Let $A{}$ be a point in the Cartesian plane. At each step, Ann tells Bob a number $0\leqslant a\leqslant 1$ and he then moves $A{}$ in one of the four cardinal directions, at his choice, by a distance of $a{}.$ This process cotinues as long as Ann wishes. Amongst every 100 consecutive moves, each of the four possible moves should have been made at least once. Ann's goal is to force Bob to eventually choose a point at a distance greater than 100 from the initial position of $A.{}$ Can Ann achieve her goal? Selected from an Argentine Olympiad
Problem
Source: Romania TST 2024 Day 1 P4
Tags: combinatorics, combinatorial geometry
SomeonesPenguin
01.08.2024 22:41
We will show that Ann can win.
Ann's strategy is to guarantee that Bob will move upwards a distance of at least $\frac{1}{2^{99}}$ in at most $100$ moves. Here is the strategy: Ann tells Bob $\frac{1}{2^{99}}$. If Bob moves upwards, she repeats the strategy from the start. If Bob moves in any other direction, Ann will say the number $\frac{1}{2^{98}}$ and so on, doubling the value that she previously said, whenever Bob doesnt move upwards.
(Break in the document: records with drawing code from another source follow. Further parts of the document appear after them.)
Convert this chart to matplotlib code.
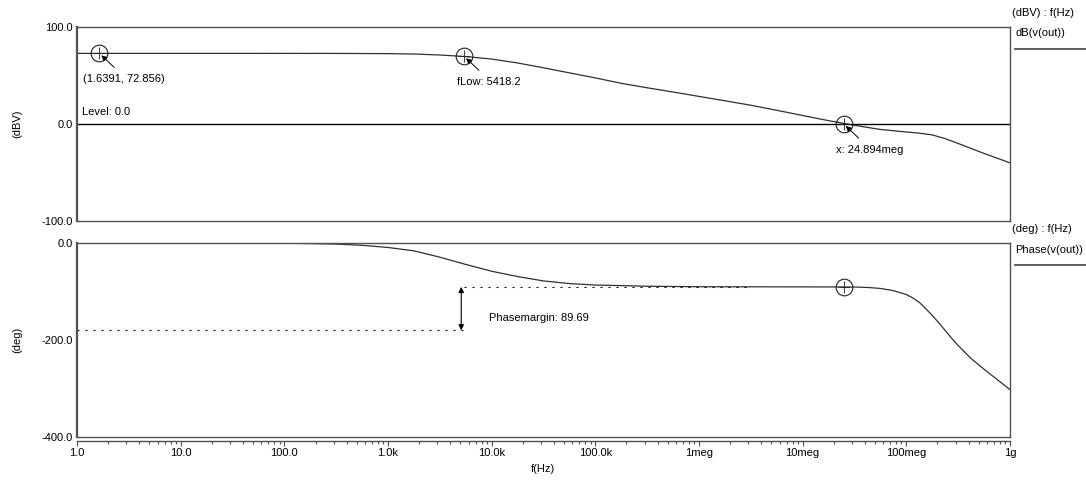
import numpy as np
import matplotlib
matplotlib.use('Agg')
import matplotlib.pyplot as plt

plt.rcParams['font.family'] = ['Liberation Sans', 'DejaVu Sans']
plt.rcParams['font.size'] = 8

# gain curve (decade exponent of f, dBV)
gain_logf = [0, 0.5, 1, 1.5, 2, 2.5, 3, 3.25, 3.5, 3.75, 4, 4.25, 4.5, 4.75, 5,
             5.25, 5.5, 5.75, 6, 6.25, 6.5, 6.75, 7, 7.25, 7.5, 7.75, 8, 8.125,
             8.25, 8.375, 8.5, 8.75, 9]
gain_db = [72.86, 72.86, 72.86, 72.86, 72.85, 72.82, 72.6, 72.2, 71.2, 69.6,
           67.0, 63.0, 58.0, 52.8, 47.6, 42.0, 37.4, 33.0, 28.5, 24.0, 19.4,
           14.2, 8.8, 3.5, -1.3, -5.6, -8.2, -9.4, -11.2, -15.0, -20.0, -30.3,
           -40.0]

# phase curve (decade exponent of f, degrees)
phase_logf = [0, 1, 2, 2.25, 2.5, 2.75, 3, 3.25, 3.5, 3.75, 4, 4.25, 4.5, 4.75,
              5, 5.5, 6, 6.5, 7, 7.5, 7.625, 7.75, 7.875, 8, 8.0625, 8.125,
              8.1875, 8.25, 8.3125, 8.375, 8.4375, 8.5, 8.625, 8.75, 8.875, 9]
phase_deg = [0, 0, -0.3, -1.0, -2.0, -4.5, -9.0, -16.0, -29.0, -44.0, -58.0,
             -69.0, -78.0, -83.5, -86.5, -89.0, -90.0, -90.2, -90.3, -90.6,
             -91.5, -93.5, -98.0, -106.0, -113.0, -122.0, -135.0, -149.0,
             -164.0, -180.0, -196.0, -211.0, -238.0, -260.0, -281.0, -302.0]

# cursor / measurement results
start_f, start_gain = 1.6391, 72.856
f_low, gain_at_low = 5418.2, 69.86
f_cross = 24.894e6
phase_at_cross = -90.31
phase_margin = 89.69
pm_line_end = 3.0e6

xtick_vals = [1, 10, 100, 1e3, 1e4, 1e5, 1e6, 1e7, 1e8, 1e9]
xtick_labels = ['1.0', '10.0', '100.0', '1.0k', '10.0k', '100.0k',
                '1meg', '10meg', '100meg', '1g']

gain_f = np.power(10.0, gain_logf)
phase_f = np.power(10.0, phase_logf)

fig = plt.figure(figsize=(10.86, 4.86), dpi=100)
ax1 = fig.add_axes([0.0709, 0.5453, 0.859, 0.399])
ax2 = fig.add_axes([0.0709, 0.1008, 0.859, 0.399])

curve_c = '#303030'
spine_c = '#505050'

for ax in (ax1, ax2):
    ax.set_xscale('log')
    ax.set_xlim(1, 1e9)
    for s in ax.spines.values():
        s.set_color(spine_c)
        s.set_linewidth(1.0)
    ax.spines['left'].set_linewidth(1.6)
    ax.tick_params(axis='y', length=0, pad=3)

# --- gain plot
ax1.plot(gain_f, gain_db, color=curve_c, lw=0.9)
ax1.axhline(0, color='black', lw=1.0)
ax1.set_ylim(-100, 100)
ax1.set_yticks([-100, 0, 100])
ax1.set_yticklabels(['-100.0', '0.0', '100.0'])
ax1.set_xticks([])
ax1.minorticks_off()
ax1.tick_params(axis='x', which='both', length=0, labelbottom=False)
ax1.set_ylabel('(dBV)', labelpad=14)

def cursor(ax, x, y):
    ax.plot([x], [y], marker='o', ms=12, mfc='none', mec='#202020', mew=0.8, ls='none')
    ax.plot([x], [y], marker='+', ms=9, mec='#202020', mew=0.6, ls='none')

def pointer(ax, x, y, label, dx, dy):
    ax.annotate('', xy=(x, y), xytext=(15, -14), textcoords='offset pixels',
                arrowprops=dict(arrowstyle='-|>', color='black', lw=0.7,
                                mutation_scale=8, shrinkA=0, shrinkB=2))
    ax.annotate(label, xy=(x, y), xytext=(dx, dy), textcoords='offset pixels',
                ha='left', va='center')

cursor(ax1, start_f, start_gain)
pointer(ax1, start_f, start_gain, '(1.6391, 72.856)', -16, -26)
cursor(ax1, f_low, gain_at_low)
pointer(ax1, f_low, gain_at_low, 'fLow: 5418.2', -7, -26)
cursor(ax1, f_cross, 0)
pointer(ax1, f_cross, 0, 'x: 24.894meg', -8, -26)
ax1.annotate('Level: 0.0', xy=(1, 0), xytext=(5, 12), textcoords='offset pixels',
             ha='left', va='center')

# --- phase plot
ax2.plot(phase_f, phase_deg, color=curve_c, lw=0.9)
ax2.set_ylim(-400, 0)
ax2.set_yticks([-400, -200, 0])
ax2.set_yticklabels(['-400.0', '-200.0', '0.0'])
ax2.set_ylabel('(deg)', labelpad=14)
ax2.spines['bottom'].set_position(('outward', 3))
ax2.axhline(-400, color=spine_c, lw=1.0, clip_on=False)
ax2.set_xticks(xtick_vals)
ax2.set_xticklabels(xtick_labels)
ax2.xaxis.set_minor_locator(matplotlib.ticker.LogLocator(base=10, subs=np.arange(2, 10), numticks=20))
ax2.xaxis.set_minor_formatter(matplotlib.ticker.NullFormatter())
ax2.tick_params(axis='x', which='major', length=3.5, width=0.8, color=spine_c, pad=1.5)
ax2.tick_params(axis='x', which='minor', length=1.8, width=0.8, color=spine_c)
ax2.set_xlabel('f(Hz)', labelpad=4)

dash = (0, (1.8, 5.4))
ax2.plot([1, f_low], [phase_at_cross - phase_margin] * 2, color='black', lw=0.8, ls=dash)
ax2.plot([f_low, pm_line_end], [phase_at_cross] * 2, color='black', lw=0.8, ls=dash)
ax2.annotate('', xy=(f_low * 0.94, phase_at_cross - phase_margin),
             xytext=(f_low * 0.94, phase_at_cross),
             arrowprops=dict(arrowstyle='<|-|>', color='black', lw=0.8,
                             mutation_scale=8, shrinkA=0, shrinkB=0))
ax2.annotate('Phasemargin: 89.69', xy=(f_low, phase_at_cross - phase_margin / 2),
             xytext=(25, -9), textcoords='offset pixels', ha='left', va='center')
cursor(ax2, f_cross, phase_at_cross)

# --- right-hand legend
fig.text(1012 / 1086, 1 - 13 / 486, '(dBV) : f(Hz)', ha='left', va='center')
fig.text(1015 / 1086, 1 - 33 / 486, 'dB(v(out))', ha='left', va='center')
fig.add_artist(plt.Line2D([1015 / 1086, 1.0], [1 - 49 / 486] * 2, color='#404040', lw=1.2))
fig.text(1012 / 1086, 1 - 229 / 486, '(deg) : f(Hz)', ha='left', va='center')
fig.text(1015 / 1086, 1 - 250 / 486, 'Phase(v(out))', ha='left', va='center')
fig.add_artist(plt.Line2D([1015 / 1086, 1.0], [1 - 265 / 486] * 2, color='#404040', lw=1.2))

fig.savefig('out.png', dpi=100)
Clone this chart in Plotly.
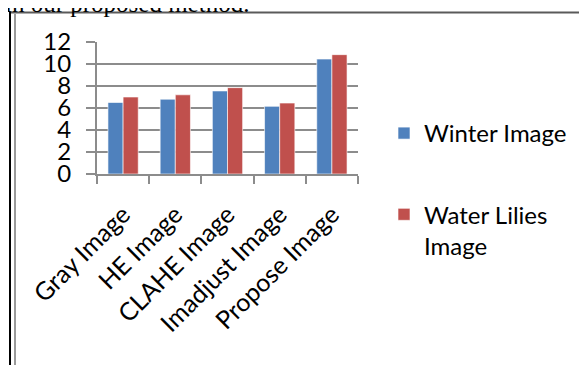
import plotly.graph_objects as go

categories = ["Gray Image", "HE Image", "CLAHE Image", "Imadjust Image", "Propose Image"]
winter = [6.5, 6.8, 7.55, 6.15, 10.45]
water_lilies = [7.0, 7.2, 7.85, 6.45, 10.85]
series_names = ["Winter Image", "Water Lilies<br>Image"]
y_ticks = [0, 2, 4, 6, 8, 10, 12]
caption = "in our proposed method."

W, H = 587, 365
OFF = 8  # page body margin offset
L, R, T, B = 97, 358, 42, 174  # plot area in on-screen pixels


def px(x):
    return (x - L) / (R - L)


def py(y):
    return (B - y) / (B - T)


FONT = "Lato, 'Open Sans', sans-serif"

fig = go.Figure()
fig.add_trace(go.Bar(x=categories, y=winter, name=series_names[0], legendgroup="a",
                     marker=dict(color="#4F81BD", line=dict(color="rgba(255,255,255,0.6)", width=1))))
fig.add_trace(go.Bar(x=categories, y=water_lilies, name=series_names[1], legendgroup="b",
                     marker=dict(color="#C0504D", line=dict(color="rgba(255,255,255,0.6)", width=1))))

shapes = [
    dict(type="line", xref="paper", yref="paper", x0=px(9), x1=px(W + 5), y0=py(12.5), y1=py(12.5),
         line=dict(color="#5a5a5a", width=2)),
    dict(type="line", xref="paper", yref="paper", x0=px(10), x1=px(10), y0=py(12), y1=py(H + 5),
         line=dict(color="#000000", width=2)),
    dict(type="line", xref="paper", yref="paper", x0=px(15), x1=px(15), y0=py(14), y1=py(H + 5),
         line=dict(color="#9a9a9a", width=2)),
]

fig.update_layout(
    width=W, height=H,
    margin=dict(l=L - OFF, r=W - (R - OFF), t=T - OFF, b=H - (B - OFF), pad=0, autoexpand=False),
    paper_bgcolor="white", plot_bgcolor="white",
    barmode="group", bargap=0.42, bargroupgap=0.0,
    font=dict(family=FONT, size=22, color="#000000"),
    showlegend=True,
    legend=dict(x=px(384), y=py(111), xanchor="left", yanchor="top",
                font=dict(family=FONT, size=24, color="#000"),
                traceorder="grouped", tracegroupgap=47, valign="top",
                maxheight=400, bgcolor="rgba(0,0,0,0)"),
    shapes=shapes,
    annotations=[dict(text=caption, xref="paper", yref="paper", x=px(251), y=py(19),
                      xanchor="right", yanchor="bottom", showarrow=False,
                      font=dict(family="'Liberation Serif', 'Times New Roman', serif", size=25, color="#000"))],
)

fig.update_xaxes(
    type="category", showgrid=False, showline=True, linecolor="#8c8c8c", linewidth=2,
    ticks="outside", tickson="boundaries", ticklen=8, tickwidth=2, tickcolor="#8c8c8c",
    tickangle=-45, ticklabelstandoff=14, tickfont=dict(family=FONT, size=25, color="#000"),
)
fig.update_yaxes(
    range=[0, 12], tickvals=y_ticks, showgrid=True, gridcolor="#8c8c8c", gridwidth=2,
    showline=True, linecolor="#8c8c8c", linewidth=2, zeroline=False,
    ticks="outside", ticklen=9, tickwidth=2, tickcolor="#8c8c8c",
    ticklabelstandoff=10, tickfont=dict(family=FONT, size=24, color="#000"),
)

fig.write_html("out.html")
Generally, Ann will say $\frac{1}{2^{i}}$ and if Bob moves upwards, then she starts over from saying $\frac{1}{2^{99}}$, but if Bob moves in any other direction, on the next turn she will say $\frac{1}{2^{i-1}}$. If Bob moved upwards when Ann said $\frac{1}{2^{i}}$, he could've went downwards a maximum of $\frac{1}{2^{99}}+\frac{1}{2^{98}}+\dots+\frac{1}{2^{i-1}}$ so he goes upwards a minimum of $\frac{1}{2^{99}}$. Also, we know that Bob has to go upwards sometime in $100$ moves, so Ann isnt going to say a number greater than $1$ and hence can play this strategy. With this, we have shown that Bob is forced to go upwards a distance of $\frac{1}{2^{99}}$ in maximum $100$ moves so after enough time, he will go upwards a distance of $100$ which clearly means that he will be at a distance greater than $100$ away from the starting point.